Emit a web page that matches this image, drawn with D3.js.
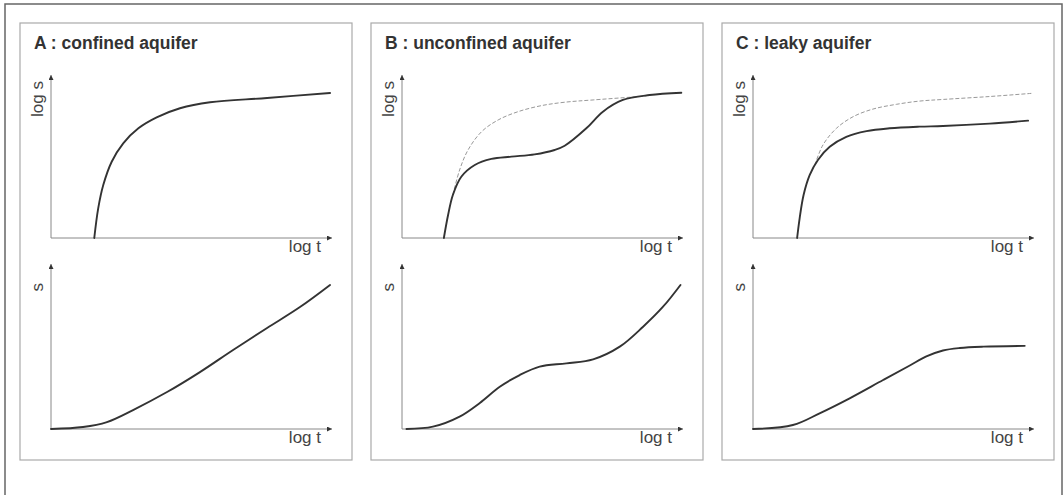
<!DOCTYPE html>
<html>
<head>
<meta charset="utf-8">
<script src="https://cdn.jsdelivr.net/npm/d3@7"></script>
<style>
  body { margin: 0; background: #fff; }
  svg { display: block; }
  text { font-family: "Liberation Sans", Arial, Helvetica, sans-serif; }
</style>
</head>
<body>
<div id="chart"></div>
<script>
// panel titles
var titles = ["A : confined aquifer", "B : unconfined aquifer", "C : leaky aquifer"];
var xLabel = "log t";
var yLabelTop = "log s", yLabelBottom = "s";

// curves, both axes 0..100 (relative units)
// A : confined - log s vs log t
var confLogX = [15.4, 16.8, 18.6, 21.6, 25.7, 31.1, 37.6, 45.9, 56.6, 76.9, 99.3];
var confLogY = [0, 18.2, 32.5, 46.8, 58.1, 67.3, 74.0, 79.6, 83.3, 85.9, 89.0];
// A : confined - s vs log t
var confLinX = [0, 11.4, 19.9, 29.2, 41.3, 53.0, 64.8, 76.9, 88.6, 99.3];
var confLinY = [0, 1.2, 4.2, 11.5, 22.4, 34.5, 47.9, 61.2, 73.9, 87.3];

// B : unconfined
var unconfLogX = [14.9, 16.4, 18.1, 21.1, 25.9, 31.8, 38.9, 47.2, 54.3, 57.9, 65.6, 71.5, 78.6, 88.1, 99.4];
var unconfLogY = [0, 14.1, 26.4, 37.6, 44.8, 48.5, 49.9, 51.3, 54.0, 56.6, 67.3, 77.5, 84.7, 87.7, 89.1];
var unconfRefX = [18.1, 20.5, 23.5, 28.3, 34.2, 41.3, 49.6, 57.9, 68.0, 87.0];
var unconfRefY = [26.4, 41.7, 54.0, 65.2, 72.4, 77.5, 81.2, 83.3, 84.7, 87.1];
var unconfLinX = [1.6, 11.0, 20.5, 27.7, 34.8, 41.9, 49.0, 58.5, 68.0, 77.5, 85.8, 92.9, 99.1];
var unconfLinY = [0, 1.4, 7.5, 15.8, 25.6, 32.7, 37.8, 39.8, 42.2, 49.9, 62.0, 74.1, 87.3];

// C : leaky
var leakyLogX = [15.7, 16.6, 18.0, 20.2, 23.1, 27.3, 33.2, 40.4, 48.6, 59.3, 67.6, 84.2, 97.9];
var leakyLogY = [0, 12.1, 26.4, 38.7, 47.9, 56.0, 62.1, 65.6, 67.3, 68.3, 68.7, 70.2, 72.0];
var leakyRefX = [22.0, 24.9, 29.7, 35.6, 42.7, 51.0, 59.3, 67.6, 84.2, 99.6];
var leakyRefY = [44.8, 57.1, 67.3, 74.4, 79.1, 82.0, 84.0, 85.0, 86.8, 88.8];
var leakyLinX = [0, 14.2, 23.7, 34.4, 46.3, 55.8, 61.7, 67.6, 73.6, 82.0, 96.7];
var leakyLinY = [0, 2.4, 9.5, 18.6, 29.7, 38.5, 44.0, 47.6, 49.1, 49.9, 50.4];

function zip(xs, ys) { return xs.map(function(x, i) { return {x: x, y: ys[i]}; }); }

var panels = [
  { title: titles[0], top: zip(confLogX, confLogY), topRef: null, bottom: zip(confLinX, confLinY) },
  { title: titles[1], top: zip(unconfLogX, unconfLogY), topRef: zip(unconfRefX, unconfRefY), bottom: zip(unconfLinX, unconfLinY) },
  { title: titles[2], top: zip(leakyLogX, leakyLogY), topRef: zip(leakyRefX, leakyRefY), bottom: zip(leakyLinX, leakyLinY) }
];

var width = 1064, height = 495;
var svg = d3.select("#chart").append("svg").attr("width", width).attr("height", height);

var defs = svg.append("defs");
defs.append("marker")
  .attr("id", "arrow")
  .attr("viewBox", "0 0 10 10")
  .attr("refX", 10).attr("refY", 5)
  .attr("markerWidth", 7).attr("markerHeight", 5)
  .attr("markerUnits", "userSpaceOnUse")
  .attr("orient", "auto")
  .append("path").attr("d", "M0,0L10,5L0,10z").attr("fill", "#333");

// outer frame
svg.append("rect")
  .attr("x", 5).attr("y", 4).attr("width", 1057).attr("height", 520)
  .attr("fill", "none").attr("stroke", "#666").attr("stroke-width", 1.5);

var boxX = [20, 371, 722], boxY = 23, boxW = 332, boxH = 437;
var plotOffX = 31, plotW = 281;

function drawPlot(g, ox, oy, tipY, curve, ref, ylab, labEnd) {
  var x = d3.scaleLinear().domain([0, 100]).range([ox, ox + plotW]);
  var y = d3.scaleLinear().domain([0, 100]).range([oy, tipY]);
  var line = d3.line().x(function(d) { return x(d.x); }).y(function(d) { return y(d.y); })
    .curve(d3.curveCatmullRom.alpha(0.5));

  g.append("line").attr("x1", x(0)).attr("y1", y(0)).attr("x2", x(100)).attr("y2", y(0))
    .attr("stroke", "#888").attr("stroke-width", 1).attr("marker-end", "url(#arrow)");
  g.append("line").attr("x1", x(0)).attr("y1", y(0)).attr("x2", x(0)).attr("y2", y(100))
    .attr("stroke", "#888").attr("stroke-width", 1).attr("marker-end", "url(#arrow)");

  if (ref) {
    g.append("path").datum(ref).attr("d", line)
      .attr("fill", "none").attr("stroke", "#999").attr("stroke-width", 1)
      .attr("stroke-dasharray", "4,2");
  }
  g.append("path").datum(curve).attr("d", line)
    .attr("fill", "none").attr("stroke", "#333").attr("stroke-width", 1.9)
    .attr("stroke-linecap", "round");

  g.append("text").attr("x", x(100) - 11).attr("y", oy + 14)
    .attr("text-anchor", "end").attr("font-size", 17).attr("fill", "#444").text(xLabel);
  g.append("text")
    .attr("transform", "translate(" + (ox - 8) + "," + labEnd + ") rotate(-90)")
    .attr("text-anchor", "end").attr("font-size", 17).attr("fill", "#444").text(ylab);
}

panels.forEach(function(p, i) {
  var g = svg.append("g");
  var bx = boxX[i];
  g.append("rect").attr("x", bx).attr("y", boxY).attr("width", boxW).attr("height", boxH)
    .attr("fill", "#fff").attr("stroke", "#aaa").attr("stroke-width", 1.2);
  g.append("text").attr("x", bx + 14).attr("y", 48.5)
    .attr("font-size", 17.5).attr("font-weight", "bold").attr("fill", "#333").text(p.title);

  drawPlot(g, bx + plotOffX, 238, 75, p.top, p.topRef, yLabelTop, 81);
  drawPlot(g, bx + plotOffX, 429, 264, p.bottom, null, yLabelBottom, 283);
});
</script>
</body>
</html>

*Task to carry out*
Copy nothing but the lines from the top of the data down to the line containing "62.0, 74.1, 87.3];", and leave the pictures out.

*Response to this exercise*
Emit a web page that matches this image, drawn with D3.js.
<!DOCTYPE html>
<html>
<head>
<meta charset="utf-8">
<script src="https://cdn.jsdelivr.net/npm/d3@7"></script>
<style>
  body { margin: 0; background: #fff; }
  svg { display: block; }
  text { font-family: "Liberation Sans", Arial, Helvetica, sans-serif; }
</style>
</head>
<body>
<div id="chart"></div>
<script>
// panel titles
var titles = ["A : confined aquifer", "B : unconfined aquifer", "C : leaky aquifer"];
var xLabel = "log t";
var yLabelTop = "log s", yLabelBottom = "s";

// curves, both axes 0..100 (relative units)
// A : confined - log s vs log t
var confLogX = [15.4, 16.8, 18.6, 21.6, 25.7, 31.1, 37.6, 45.9, 56.6, 76.9, 99.3];
var confLogY = [0, 18.2, 32.5, 46.8, 58.1, 67.3, 74.0, 79.6, 83.3, 85.9, 89.0];
// A : confined - s vs log t
var confLinX = [0, 11.4, 19.9, 29.2, 41.3, 53.0, 64.8, 76.9, 88.6, 99.3];
var confLinY = [0, 1.2, 4.2, 11.5, 22.4, 34.5, 47.9, 61.2, 73.9, 87.3];

// B : unconfined
var unconfLogX = [14.9, 16.4, 18.1, 21.1, 25.9, 31.8, 38.9, 47.2, 54.3, 57.9, 65.6, 71.5, 78.6, 88.1, 99.4];
var unconfLogY = [0, 14.1, 26.4, 37.6, 44.8, 48.5, 49.9, 51.3, 54.0, 56.6, 67.3, 77.5, 84.7, 87.7, 89.1];
var unconfRefX = [18.1, 20.5, 23.5, 28.3, 34.2, 41.3, 49.6, 57.9, 68.0, 87.0];
var unconfRefY = [26.4, 41.7, 54.0, 65.2, 72.4, 77.5, 81.2, 83.3, 84.7, 87.1];
var unconfLinX = [1.6, 11.0, 20.5, 27.7, 34.8, 41.9, 49.0, 58.5, 68.0, 77.5, 85.8, 92.9, 99.1];
var unconfLinY = [0, 1.4, 7.5, 15.8, 25.6, 32.7, 37.8, 39.8, 42.2, 49.9, 62.0, 74.1, 87.3];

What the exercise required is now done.